Featured Story

Reporter obituary: Bronson O’Reilly

COURTESY PHOTO | Bronson O'Reilly
COURTESY PHOTO | Bronson O’Reilly

Bronson O’Reilly died on November 23, 2013 with his wife and children at his side. He was 93. Although slowing down in recent years, he was still exercising, keeping up with events and storytelling until the final 10 days of his life, his family said.

Bronson was born in Plainfield, New Jersey on April 1, 1920. In 1923, the family moved to Shelter Island when his father was hired as caretaker at Sylvester Manor. His mother Mary (Meehan) and father Luke were Irish immigrants and he had two brothers, Luke and Gil.

Bronson graduated from Shelter Island High School in 1937 and after much frustration looking for work in New York City, he joined the U.S. Navy in 1938 and trained as a meteorologist. On December 7, 1941, he was stationed at the Kaneohe Naval Air Station in Oahu when the Japanese attacked this air base first and eight minutes later, the ships at Pearl Harbor. During the attack, he and two of his mates, using Springfield rifles, shot down the only Japanese plane lost in the attack on Kaneohe.

During the war, he went on many flights over the Pacific into enemy territory to study approaching weather  patterns and typhoons. As a result of these flights, he was awarded the Naval Air Medal and a commendation by President Truman. As the war went on, he made a commitment to himself that, if he survived, he would do all he could to promote a world without war.

He had an unwavering moral compass, his family wrote, that guided him and impressed people he touched through his business, political and personal life.

After the war, he studied political science at Colgate University, graduating in 1948. Soon after, he met Lillian Scheideler while she was vacationing on Shelter Island and they wed in 1949.

As a Democrat representing Suffolk County, Bronson made an unsuccessful bid for the U.S. Congress in 1956. A strong advocate of education, he ran on the issue of the U.S. falling behind the Soviet Union in educating engineers and scientists.

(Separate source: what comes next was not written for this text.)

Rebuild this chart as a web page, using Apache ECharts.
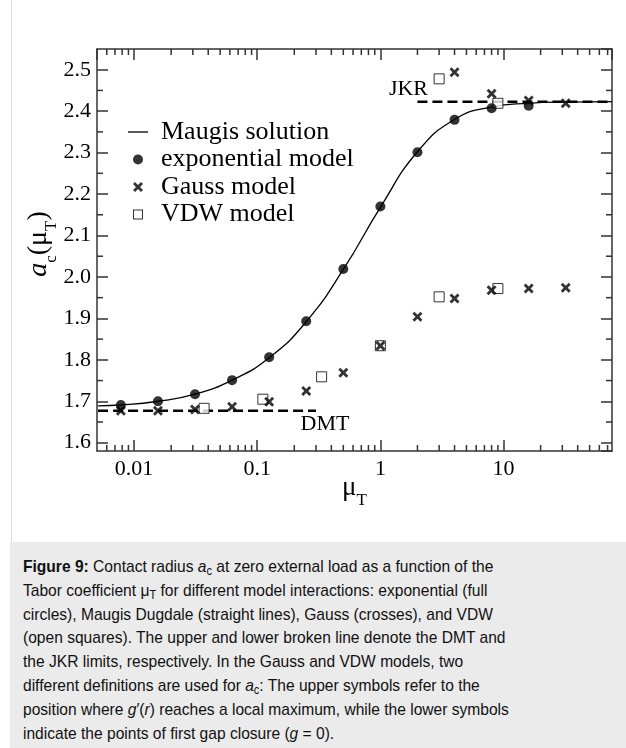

Bronson and Lillian and their growing family moved to Washington State for seven years, before settling with their eight children in Santa Barbara, California in 1964.

Starting in the early 1950s, Bronson was a sales representative and later an executive and entrepreneur, importing and inventing typewriters and business machines. He was a regular traveler to Japan and ended his career developing the Sierra typewriter and marketing it in the U.S., selling the patent in 1985 to JUKI and retiring as president of JUKI USA.

He had a soft spot for fellow travelers. He brought home hitchhikers, some new friends he may have met at a café, or a heavily laden cyclist with a foreign flag on his pack. There were so many visitors, his family said, including 20 graduating high school students from Oregon, a Cuban theatre company, four young French engineers, Peace Walkers, Australian walkers and even the first lady of Nicaragua.

He loved to share stories, especially about his childhood on Shelter Island where he caddied for 85 cents a game, trapped muskrats and sold the skins to Sears Roebuck for $1 each and worked at the Chequit Inn to help support the family after his father’s death when Bronson was 14 years old.

Over the years he felt very connected to the Island and his many friends. He put together his class’s 50th high school reunion even though he was living on the West Coast. After retirement he made many trips to the Island. It was like he had never left, always welcomed with open arms, his family said.

Bronson is survived by his wife Lillian, his children Kevin (Jean), Maureen (Murray), Colleen, Shannon (Ninoska), Rory (Laura), Tara, Siobhan and Cathlin (Peter); 20 grandchildren and four great-grandchildren.

Services were held at the Santa Barbara Mission on November 27. A celebration in memory of Bronson’s life was held on New Year’s Eve 2013 at the family’s home.